I’m house-sitting for my dear friend Julia and as I told her, have been spending lots of time supine on the blue-green velvet couch leafing through photo books of Maasai warriors, Garry Winogrand, and Gardens of the Berkshires.
It’s always interesting inhabiting someone else’s “space.”
“Wardrobes with their shelves, desks with their drawers, and chests with their false bottoms are veritable organs of the secret psychological life. Indeed, without these “objects” and a few others in equally high favor, our intimate life would lack a model of intimacy. They are hybrid objects, subject objects. Like us, through us and for us, they have a quality of intimacy.

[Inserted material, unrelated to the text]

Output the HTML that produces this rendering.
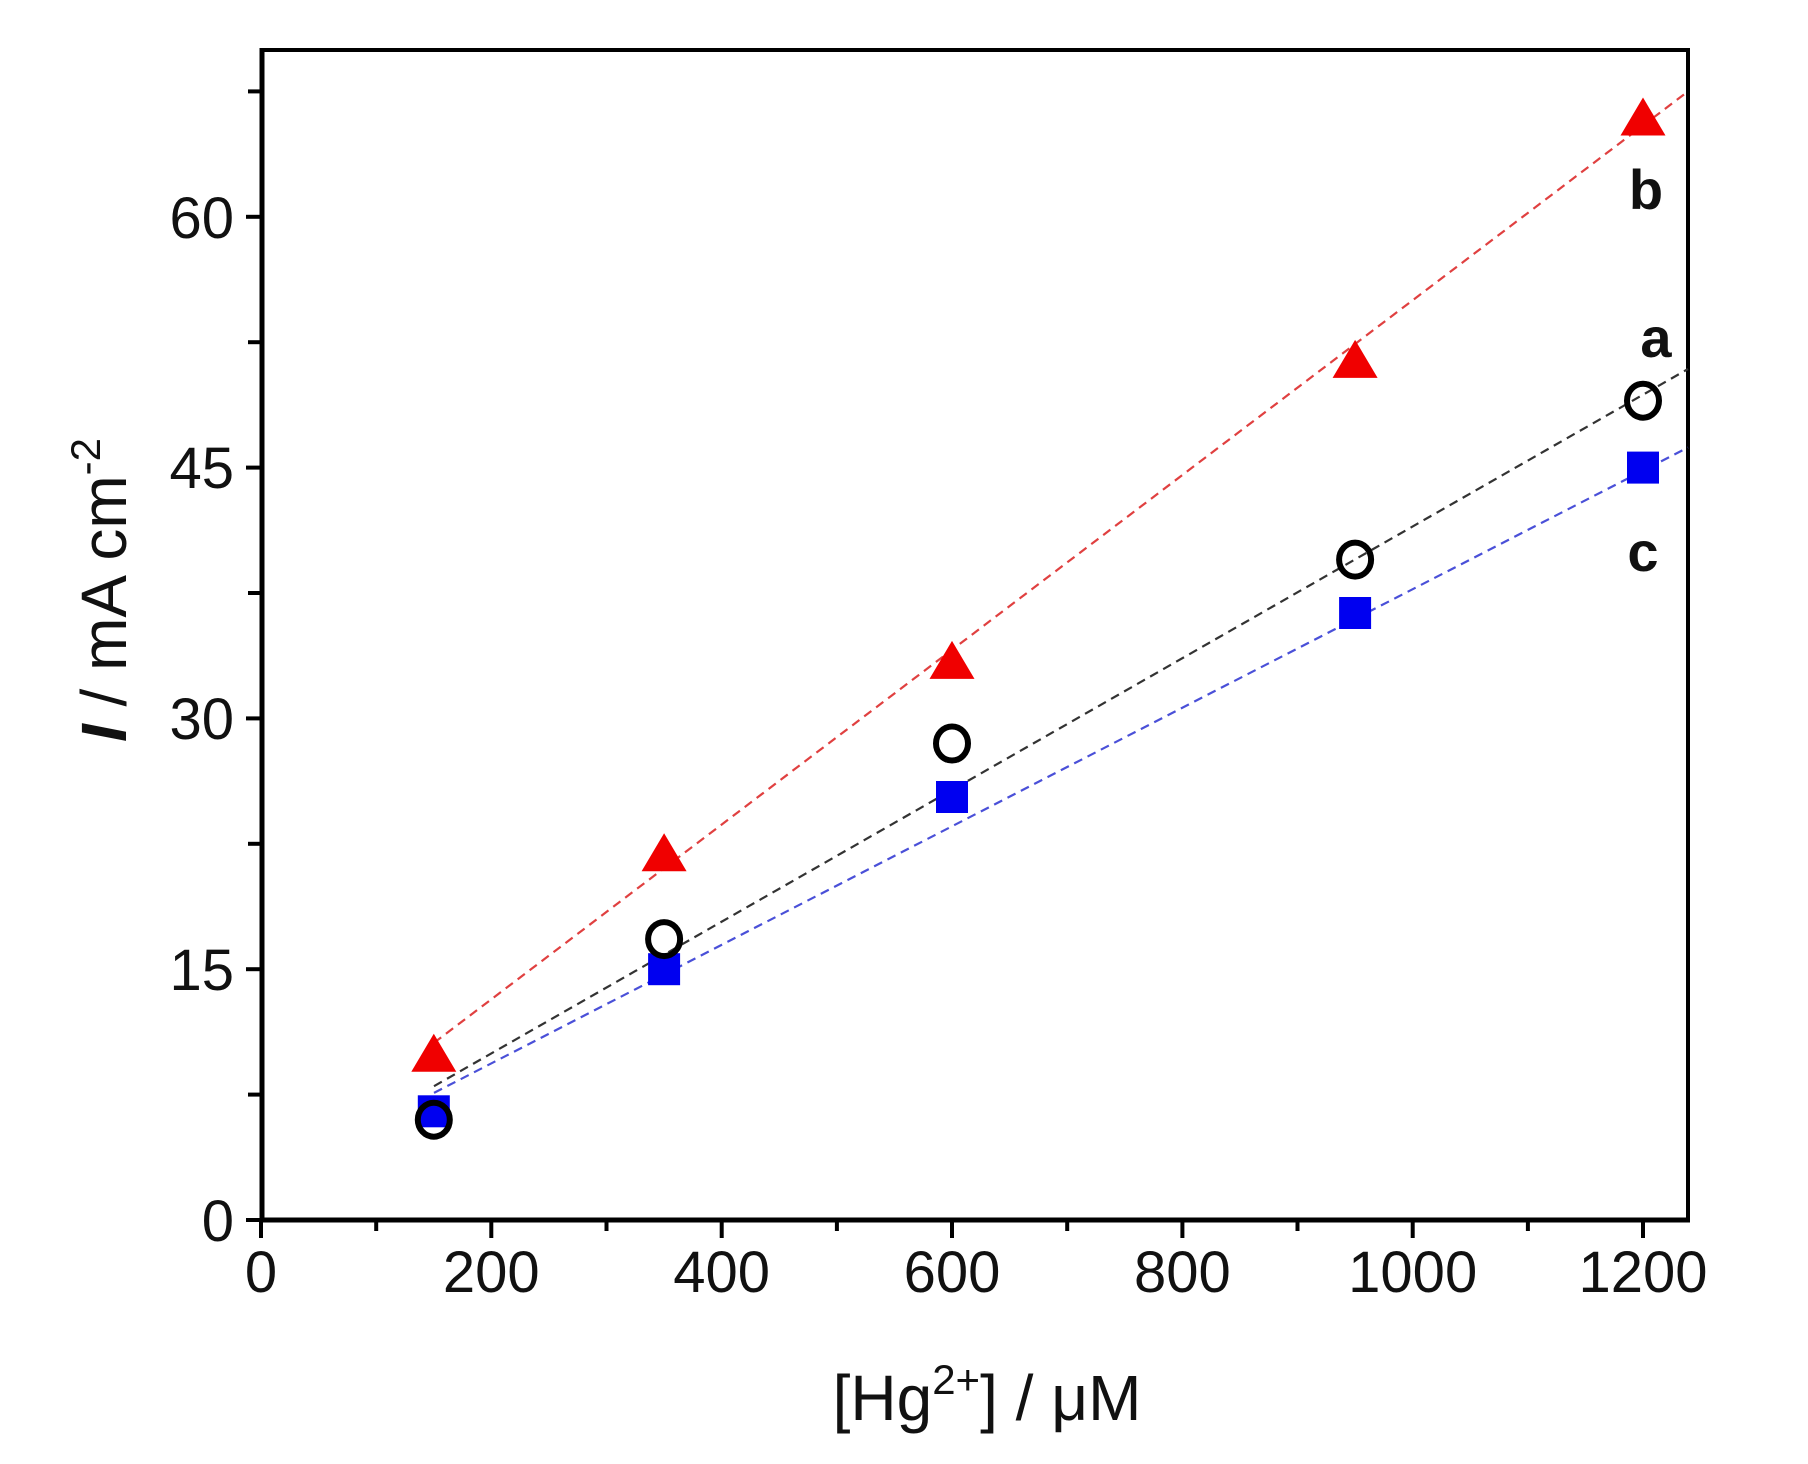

Does their not exist a single dreamer of words who does not respond to the word wardrobe?
And to fine words correspond fine things, to grave-sounding words, an entity of depth. Every poet of furniture–even if he be a poet in a garret, and therefore has not furniture–knows that the inner space of an old wardrobe is deep. A wardrobe’s inner space is also intimate space, space that is not open to just anybody.
But words carry with them obligations. Only an indigent soul would put just anything in a wardrobe. To put just anything, just any way, in just any piece of furniture, is the mark of unusual weakness in the function of inhabiting. In the wardrobe there exists a center of order that protects the entire house against uncurbed disorder. Here order reigns, or rather, this is the reign of order. Order is not merely geometrical; it can also remember the family history. A poet* knew this:
Ordonnance. Harmonie.
Piles de draps de l’armoire
Lavande dans le linge.
(Orderliness. Harmony.
Piles of sheets in the wardrobe
Lavender in the linen.)”
–Gaston Bachelard, The Poetics of Space
*Colette Wartz, Paroles pour l’autre, p. 26
I relate Heather.
Although I haven't house sat for anyone-I relate to the wardrobe. Not, just as clothes-but, dreaming of having a huge organized closet(mini room)where I can rest. It would be my space.
And, I relate to the lack of unpacking.